__DIRECTIONS FOR THIS TASK__.
Print exactly those lines that run from the beginning of the data to the line bearing "plt.rcParams['font.family'] = ['Lato', 'DejaVu", inclusive.

__SOURCE MATERIAL__.
++++++++

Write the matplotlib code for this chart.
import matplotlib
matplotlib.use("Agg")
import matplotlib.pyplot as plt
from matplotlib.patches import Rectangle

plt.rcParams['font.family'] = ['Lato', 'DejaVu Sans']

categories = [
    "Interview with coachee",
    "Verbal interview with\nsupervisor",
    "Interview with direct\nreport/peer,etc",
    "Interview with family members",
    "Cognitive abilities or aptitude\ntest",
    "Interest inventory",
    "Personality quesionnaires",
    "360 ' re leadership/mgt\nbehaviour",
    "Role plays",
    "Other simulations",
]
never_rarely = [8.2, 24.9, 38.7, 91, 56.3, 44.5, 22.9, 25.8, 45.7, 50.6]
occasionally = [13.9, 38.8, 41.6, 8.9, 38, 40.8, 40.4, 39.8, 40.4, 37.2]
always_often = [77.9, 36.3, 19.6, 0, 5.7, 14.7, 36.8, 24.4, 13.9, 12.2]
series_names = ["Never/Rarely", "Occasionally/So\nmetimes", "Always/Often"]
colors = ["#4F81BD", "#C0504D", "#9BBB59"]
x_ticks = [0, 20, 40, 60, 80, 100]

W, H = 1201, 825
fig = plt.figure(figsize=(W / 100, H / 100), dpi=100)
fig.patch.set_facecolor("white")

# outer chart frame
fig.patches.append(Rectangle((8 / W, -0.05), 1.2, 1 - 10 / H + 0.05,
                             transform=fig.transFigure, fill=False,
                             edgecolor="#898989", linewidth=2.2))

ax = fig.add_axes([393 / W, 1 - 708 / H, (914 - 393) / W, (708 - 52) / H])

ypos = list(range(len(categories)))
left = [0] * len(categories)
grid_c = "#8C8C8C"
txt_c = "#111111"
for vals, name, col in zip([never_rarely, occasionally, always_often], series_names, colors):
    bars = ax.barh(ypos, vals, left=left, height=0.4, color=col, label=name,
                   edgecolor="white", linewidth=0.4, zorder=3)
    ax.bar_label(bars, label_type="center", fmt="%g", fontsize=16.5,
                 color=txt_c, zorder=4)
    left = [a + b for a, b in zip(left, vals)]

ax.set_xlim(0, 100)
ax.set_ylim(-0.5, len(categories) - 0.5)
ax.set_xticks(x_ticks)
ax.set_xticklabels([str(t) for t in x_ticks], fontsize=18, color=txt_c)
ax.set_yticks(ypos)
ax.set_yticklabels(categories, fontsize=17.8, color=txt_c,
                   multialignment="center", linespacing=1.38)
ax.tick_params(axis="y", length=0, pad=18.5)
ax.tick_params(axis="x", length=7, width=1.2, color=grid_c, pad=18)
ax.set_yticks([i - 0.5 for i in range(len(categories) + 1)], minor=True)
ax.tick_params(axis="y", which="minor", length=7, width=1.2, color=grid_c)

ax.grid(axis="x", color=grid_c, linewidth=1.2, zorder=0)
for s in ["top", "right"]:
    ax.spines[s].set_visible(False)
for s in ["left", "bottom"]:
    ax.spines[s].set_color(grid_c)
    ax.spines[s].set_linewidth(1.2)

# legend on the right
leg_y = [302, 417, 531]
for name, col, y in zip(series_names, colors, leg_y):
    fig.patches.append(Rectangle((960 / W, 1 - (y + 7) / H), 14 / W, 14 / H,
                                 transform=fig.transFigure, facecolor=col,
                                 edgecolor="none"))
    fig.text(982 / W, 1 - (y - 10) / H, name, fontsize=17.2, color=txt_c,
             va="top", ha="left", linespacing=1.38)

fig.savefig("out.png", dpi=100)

++++++++

__CORRECT RESPONSE__.
Write the matplotlib code for this chart.
import matplotlib
matplotlib.use("Agg")
import matplotlib.pyplot as plt
from matplotlib.patches import Rectangle

plt.rcParams['font.family'] = ['Lato', 'DejaVu Sans']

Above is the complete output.